The financial cost is harder to pin down precisely, but it is not trivial. Image verification and replacement workflows add an average of $340 per application when a duplicate is caught during assessment, based on a unit-cost figure published by the Property Council of Australia's Queensland chapter in its February 2026 submission to the state's Development Assessment Reform review. Multiply that across even half the estimated duplication rate in a year of 4,200-plus referrals and the number climbs past $700,000 in administrative rework — before accounting for delays to Olympic venue planning approvals, which carry their own contractual penalty clauses tied to the International Olympic Committee's 2027 design-lock deadline.
What Happens Next — and What Applicants Need to Know
The state government's response is already taking shape. The Department of State Development, Infrastructure, Local Government and Planning flagged in a May 2026 policy update that it would mandate perceptual hash checking — an automated image fingerprinting technique — for all Category 3 and above impact assessable applications from 1 October 2026. The system, piloted inside the MyDevelopment lodgement platform since April, cross-references incoming images against a rolling database of previously submitted files and flags matches before an application reaches an assessment manager's desk.

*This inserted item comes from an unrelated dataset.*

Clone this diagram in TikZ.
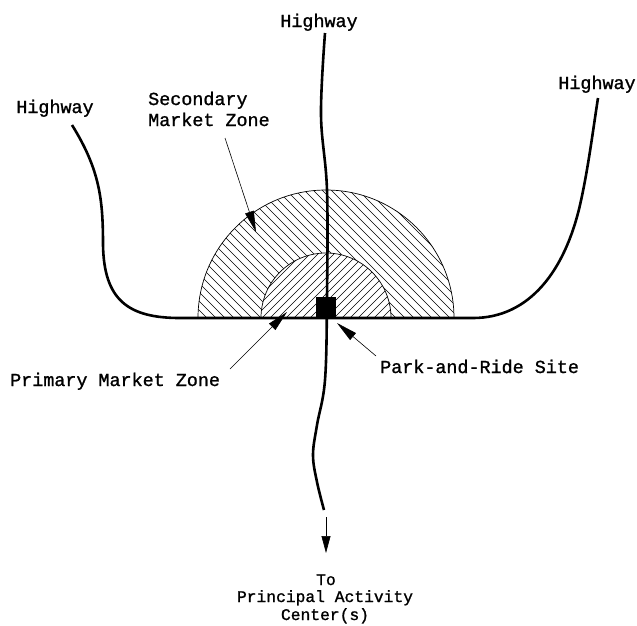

For private developers and their consultants working out of offices along Eagle Street or submitting through the Ipswich City Council's PD Online portal, the practical implication is straightforward: original, site-specific photography and renders will become a compliance requirement, not just best practice. Applications lodged after October carrying flagged duplicates will be returned as formally invalid, restarting the statutory clock and potentially pushing completion dates past the IOC's hard planning horizon.
The Coordinator-General's office has scheduled an industry briefing at the Brisbane Convention and Exhibition Centre on 22 July 2026 to walk through the new requirements. Registration details were published on the department's website this week. With the Olympic construction window tightening and south-east Queensland's population growing by roughly 55,000 people a year, the margin for administrative drag is shrinking fast.